=== Written problem ===
Identify each line below containing the string "this" and copy it.

=== Record extracts ===
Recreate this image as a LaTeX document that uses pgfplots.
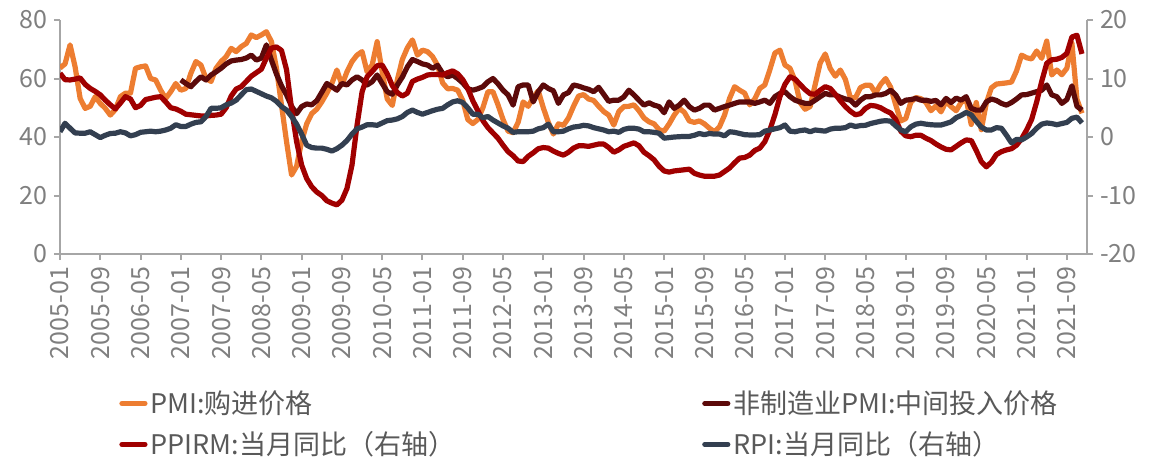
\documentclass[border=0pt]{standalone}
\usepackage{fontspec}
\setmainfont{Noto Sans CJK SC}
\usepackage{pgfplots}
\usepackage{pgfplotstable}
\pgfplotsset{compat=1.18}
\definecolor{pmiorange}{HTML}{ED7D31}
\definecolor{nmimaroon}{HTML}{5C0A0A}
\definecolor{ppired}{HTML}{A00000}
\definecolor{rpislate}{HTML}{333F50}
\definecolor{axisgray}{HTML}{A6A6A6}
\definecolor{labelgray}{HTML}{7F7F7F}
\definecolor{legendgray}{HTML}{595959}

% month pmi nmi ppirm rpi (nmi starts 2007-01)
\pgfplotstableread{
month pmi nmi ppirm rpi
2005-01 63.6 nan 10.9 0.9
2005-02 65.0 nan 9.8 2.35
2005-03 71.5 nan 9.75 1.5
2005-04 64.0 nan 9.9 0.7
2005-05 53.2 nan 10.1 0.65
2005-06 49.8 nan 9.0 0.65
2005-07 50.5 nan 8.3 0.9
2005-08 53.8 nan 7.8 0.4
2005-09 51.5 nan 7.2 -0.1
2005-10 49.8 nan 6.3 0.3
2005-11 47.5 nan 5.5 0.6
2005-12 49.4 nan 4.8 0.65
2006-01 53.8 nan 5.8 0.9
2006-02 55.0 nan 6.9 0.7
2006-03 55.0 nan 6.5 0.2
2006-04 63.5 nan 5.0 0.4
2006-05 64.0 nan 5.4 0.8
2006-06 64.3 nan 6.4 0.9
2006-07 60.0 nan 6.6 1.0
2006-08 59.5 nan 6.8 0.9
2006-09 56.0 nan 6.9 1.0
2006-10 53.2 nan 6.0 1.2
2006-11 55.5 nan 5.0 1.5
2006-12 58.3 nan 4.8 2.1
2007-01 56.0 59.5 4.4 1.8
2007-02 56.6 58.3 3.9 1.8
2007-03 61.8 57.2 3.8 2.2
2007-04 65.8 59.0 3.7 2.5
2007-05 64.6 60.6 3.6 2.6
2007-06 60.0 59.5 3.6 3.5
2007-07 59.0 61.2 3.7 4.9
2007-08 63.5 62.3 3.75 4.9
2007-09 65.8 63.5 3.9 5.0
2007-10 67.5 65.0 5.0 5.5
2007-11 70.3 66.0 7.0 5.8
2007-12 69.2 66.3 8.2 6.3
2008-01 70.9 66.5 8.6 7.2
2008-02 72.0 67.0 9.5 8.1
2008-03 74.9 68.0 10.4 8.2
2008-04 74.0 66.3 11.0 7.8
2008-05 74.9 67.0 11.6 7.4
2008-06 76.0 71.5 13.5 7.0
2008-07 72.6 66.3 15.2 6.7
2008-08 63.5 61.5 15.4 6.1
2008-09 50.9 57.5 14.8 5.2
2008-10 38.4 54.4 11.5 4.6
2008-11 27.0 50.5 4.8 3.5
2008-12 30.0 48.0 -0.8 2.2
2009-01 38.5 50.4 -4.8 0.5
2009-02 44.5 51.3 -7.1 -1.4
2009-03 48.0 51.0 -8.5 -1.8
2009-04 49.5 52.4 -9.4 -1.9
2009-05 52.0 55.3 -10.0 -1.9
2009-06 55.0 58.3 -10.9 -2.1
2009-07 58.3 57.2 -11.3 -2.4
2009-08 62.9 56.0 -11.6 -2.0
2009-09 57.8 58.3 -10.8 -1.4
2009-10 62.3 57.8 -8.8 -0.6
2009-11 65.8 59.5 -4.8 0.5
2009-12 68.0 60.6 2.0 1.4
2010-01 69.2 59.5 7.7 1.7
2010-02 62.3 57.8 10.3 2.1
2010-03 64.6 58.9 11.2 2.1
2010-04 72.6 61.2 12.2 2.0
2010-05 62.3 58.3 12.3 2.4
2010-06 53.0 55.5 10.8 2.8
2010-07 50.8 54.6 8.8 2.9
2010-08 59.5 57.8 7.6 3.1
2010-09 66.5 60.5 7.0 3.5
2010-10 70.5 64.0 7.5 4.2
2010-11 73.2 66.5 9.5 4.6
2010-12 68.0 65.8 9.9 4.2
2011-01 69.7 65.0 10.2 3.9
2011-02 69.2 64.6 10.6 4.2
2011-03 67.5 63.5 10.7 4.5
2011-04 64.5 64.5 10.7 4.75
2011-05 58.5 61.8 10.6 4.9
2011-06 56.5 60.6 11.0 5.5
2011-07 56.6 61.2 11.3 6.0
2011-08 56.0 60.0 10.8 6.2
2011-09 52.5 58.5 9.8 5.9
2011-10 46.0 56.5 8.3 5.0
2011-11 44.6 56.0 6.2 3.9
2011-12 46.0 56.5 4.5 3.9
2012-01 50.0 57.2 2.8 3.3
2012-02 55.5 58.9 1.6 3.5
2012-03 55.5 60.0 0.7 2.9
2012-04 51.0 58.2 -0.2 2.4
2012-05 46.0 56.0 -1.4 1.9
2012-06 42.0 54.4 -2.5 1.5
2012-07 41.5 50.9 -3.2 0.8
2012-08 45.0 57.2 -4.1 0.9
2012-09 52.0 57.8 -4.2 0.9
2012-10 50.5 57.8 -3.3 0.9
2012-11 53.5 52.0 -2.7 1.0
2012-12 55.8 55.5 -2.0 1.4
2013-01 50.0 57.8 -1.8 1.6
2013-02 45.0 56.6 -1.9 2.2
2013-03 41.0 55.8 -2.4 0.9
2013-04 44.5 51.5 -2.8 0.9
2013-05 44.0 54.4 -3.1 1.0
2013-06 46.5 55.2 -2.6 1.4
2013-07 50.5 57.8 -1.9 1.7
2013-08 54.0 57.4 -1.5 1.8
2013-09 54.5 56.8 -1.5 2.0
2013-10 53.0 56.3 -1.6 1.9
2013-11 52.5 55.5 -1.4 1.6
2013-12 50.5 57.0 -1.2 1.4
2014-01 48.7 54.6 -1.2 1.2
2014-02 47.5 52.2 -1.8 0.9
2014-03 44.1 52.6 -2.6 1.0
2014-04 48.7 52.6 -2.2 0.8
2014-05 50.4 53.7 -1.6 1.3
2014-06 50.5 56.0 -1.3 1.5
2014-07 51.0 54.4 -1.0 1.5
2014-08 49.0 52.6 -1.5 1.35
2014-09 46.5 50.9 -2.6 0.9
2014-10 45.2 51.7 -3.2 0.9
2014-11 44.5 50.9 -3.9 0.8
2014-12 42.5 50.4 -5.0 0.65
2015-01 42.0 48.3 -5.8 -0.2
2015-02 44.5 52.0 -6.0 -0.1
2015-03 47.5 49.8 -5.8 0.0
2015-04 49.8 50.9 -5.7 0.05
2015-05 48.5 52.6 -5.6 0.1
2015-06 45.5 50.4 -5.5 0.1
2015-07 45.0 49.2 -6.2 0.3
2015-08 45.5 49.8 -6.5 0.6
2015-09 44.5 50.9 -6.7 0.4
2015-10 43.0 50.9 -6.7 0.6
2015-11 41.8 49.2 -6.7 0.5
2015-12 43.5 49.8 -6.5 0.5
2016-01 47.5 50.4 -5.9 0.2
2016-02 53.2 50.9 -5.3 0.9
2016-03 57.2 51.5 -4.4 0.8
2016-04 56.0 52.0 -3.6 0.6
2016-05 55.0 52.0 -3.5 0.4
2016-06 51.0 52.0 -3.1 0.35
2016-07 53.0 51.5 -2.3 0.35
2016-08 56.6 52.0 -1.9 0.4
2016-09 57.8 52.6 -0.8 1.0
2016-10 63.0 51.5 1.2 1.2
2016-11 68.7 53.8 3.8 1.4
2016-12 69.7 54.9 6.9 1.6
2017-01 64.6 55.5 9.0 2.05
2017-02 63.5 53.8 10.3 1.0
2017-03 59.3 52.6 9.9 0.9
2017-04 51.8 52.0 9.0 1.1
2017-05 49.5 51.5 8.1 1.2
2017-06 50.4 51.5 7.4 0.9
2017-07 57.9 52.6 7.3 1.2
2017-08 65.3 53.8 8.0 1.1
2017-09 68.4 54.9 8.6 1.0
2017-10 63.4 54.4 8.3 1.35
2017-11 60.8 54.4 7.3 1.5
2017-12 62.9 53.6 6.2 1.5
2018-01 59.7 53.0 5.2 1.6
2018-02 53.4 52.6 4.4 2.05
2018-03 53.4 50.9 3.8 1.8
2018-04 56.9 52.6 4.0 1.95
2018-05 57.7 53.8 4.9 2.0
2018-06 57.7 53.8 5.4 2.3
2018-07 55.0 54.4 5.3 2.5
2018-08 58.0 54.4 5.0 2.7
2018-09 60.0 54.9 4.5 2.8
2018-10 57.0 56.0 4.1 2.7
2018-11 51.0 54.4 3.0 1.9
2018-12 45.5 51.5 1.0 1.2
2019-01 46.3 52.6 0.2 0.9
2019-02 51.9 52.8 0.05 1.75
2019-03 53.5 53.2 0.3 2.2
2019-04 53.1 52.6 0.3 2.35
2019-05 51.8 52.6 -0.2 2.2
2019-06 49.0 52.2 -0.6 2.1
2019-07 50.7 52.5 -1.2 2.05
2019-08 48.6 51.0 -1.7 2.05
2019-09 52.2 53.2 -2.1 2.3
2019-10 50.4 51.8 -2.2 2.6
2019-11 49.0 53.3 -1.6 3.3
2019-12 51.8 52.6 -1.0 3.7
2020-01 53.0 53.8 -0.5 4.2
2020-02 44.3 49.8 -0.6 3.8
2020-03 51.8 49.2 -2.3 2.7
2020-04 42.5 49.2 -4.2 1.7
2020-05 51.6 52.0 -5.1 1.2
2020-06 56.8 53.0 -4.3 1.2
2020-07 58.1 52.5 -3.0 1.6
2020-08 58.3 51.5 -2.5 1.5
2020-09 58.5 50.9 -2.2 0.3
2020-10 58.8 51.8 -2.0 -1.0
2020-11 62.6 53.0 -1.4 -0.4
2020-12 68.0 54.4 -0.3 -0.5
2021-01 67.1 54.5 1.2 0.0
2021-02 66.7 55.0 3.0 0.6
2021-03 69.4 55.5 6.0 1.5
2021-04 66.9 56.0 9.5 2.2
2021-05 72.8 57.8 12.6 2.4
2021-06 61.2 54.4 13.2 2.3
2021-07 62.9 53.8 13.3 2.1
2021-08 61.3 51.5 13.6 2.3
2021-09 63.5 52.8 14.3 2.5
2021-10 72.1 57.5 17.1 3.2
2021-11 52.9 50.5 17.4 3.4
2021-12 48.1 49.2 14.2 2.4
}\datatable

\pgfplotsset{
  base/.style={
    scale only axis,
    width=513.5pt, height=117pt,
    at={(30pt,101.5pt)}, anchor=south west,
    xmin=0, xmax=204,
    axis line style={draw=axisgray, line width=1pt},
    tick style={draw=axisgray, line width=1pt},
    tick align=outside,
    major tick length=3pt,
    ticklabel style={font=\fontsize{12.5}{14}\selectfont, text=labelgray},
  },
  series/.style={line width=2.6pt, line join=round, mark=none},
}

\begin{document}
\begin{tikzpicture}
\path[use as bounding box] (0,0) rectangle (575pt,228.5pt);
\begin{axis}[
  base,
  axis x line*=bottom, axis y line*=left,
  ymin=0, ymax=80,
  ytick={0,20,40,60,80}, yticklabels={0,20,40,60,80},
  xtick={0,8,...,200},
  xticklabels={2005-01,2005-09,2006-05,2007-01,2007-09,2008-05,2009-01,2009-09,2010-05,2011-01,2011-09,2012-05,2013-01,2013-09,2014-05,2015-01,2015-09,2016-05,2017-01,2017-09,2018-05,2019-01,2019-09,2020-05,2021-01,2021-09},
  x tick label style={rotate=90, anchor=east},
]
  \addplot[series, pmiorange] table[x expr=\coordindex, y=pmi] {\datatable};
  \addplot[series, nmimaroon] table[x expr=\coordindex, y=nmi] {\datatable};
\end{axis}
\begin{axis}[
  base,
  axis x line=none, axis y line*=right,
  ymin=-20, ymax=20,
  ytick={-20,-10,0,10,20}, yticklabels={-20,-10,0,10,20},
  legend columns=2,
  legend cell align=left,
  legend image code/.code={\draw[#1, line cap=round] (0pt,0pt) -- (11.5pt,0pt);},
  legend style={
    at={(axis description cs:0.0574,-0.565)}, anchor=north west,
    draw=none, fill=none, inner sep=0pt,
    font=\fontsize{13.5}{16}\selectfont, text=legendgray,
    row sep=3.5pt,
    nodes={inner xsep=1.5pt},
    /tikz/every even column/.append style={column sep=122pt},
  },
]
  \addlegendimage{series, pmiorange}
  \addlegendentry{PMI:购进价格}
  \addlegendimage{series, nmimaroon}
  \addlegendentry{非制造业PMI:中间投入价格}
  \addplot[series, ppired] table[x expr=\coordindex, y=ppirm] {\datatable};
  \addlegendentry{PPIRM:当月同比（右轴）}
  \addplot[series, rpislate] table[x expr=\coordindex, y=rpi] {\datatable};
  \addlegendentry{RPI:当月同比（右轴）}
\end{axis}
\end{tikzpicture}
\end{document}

--

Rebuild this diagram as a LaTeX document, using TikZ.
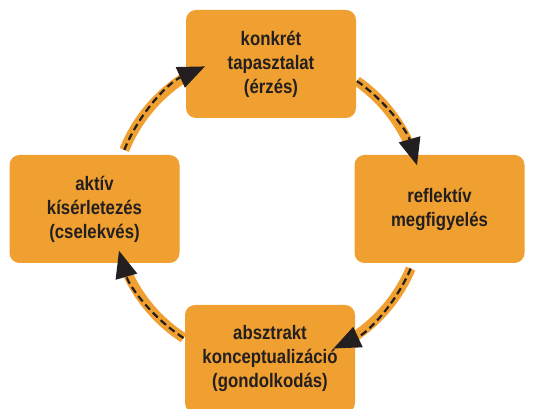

=== Output of the exercise ===
Recreate this image as a LaTeX document that uses pgfplots.
Rebuild this diagram as a LaTeX document, using TikZ.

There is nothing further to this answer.